Your task => Without the pictures, print the lines running from the beginning of the material to the line containing "fig = plt.figure(figsize=(W", both ends included.

Supplied material =>

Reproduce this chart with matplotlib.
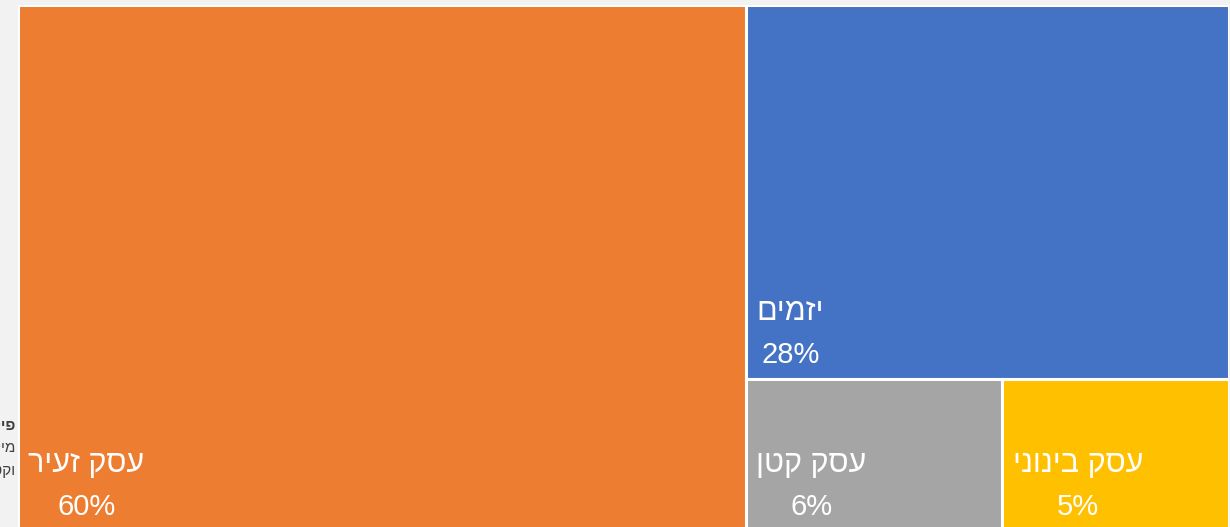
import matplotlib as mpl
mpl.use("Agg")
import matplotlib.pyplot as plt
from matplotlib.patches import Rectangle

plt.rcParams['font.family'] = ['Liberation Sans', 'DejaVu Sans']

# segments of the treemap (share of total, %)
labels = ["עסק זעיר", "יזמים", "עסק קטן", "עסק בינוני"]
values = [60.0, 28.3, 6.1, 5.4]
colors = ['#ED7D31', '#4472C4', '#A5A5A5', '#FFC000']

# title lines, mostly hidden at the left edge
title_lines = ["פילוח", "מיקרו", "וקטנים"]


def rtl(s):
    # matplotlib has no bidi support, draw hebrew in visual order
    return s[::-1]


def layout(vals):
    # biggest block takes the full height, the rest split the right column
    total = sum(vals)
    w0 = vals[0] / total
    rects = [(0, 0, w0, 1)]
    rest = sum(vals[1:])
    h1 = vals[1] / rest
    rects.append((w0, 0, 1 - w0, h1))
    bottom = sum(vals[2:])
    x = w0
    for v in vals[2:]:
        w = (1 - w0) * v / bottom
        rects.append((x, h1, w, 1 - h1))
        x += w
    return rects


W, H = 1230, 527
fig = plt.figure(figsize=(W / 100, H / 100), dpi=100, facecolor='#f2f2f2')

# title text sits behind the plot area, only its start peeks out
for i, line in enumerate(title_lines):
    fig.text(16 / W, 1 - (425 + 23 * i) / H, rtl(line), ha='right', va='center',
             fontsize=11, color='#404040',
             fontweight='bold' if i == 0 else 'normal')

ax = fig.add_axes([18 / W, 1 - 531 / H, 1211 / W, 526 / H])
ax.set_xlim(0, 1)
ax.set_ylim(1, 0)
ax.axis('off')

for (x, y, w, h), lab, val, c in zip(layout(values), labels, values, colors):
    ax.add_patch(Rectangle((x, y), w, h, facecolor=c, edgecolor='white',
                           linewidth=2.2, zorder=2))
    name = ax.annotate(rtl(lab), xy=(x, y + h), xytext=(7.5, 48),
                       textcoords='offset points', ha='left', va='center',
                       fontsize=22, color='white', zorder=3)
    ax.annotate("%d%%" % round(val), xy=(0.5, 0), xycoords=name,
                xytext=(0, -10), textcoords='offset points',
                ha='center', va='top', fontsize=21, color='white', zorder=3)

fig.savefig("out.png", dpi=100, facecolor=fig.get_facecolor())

Task output =>
Reproduce this chart with matplotlib.
import matplotlib as mpl
mpl.use("Agg")
import matplotlib.pyplot as plt
from matplotlib.patches import Rectangle

plt.rcParams['font.family'] = ['Liberation Sans', 'DejaVu Sans']

# segments of the treemap (share of total, %)
labels = ["עסק זעיר", "יזמים", "עסק קטן", "עסק בינוני"]
values = [60.0, 28.3, 6.1, 5.4]
colors = ['#ED7D31', '#4472C4', '#A5A5A5', '#FFC000']

# title lines, mostly hidden at the left edge
title_lines = ["פילוח", "מיקרו", "וקטנים"]


def rtl(s):
    # matplotlib has no bidi support, draw hebrew in visual order
    return s[::-1]


def layout(vals):
    # biggest block takes the full height, the rest split the right column
    total = sum(vals)
    w0 = vals[0] / total
    rects = [(0, 0, w0, 1)]
    rest = sum(vals[1:])
    h1 = vals[1] / rest
    rects.append((w0, 0, 1 - w0, h1))
    bottom = sum(vals[2:])
    x = w0
    for v in vals[2:]:
        w = (1 - w0) * v / bottom
        rects.append((x, h1, w, 1 - h1))
        x += w
    return rects


W, H = 1230, 527
fig = plt.figure(figsize=(W / 100, H / 100), dpi=100, facecolor='#f2f2f2')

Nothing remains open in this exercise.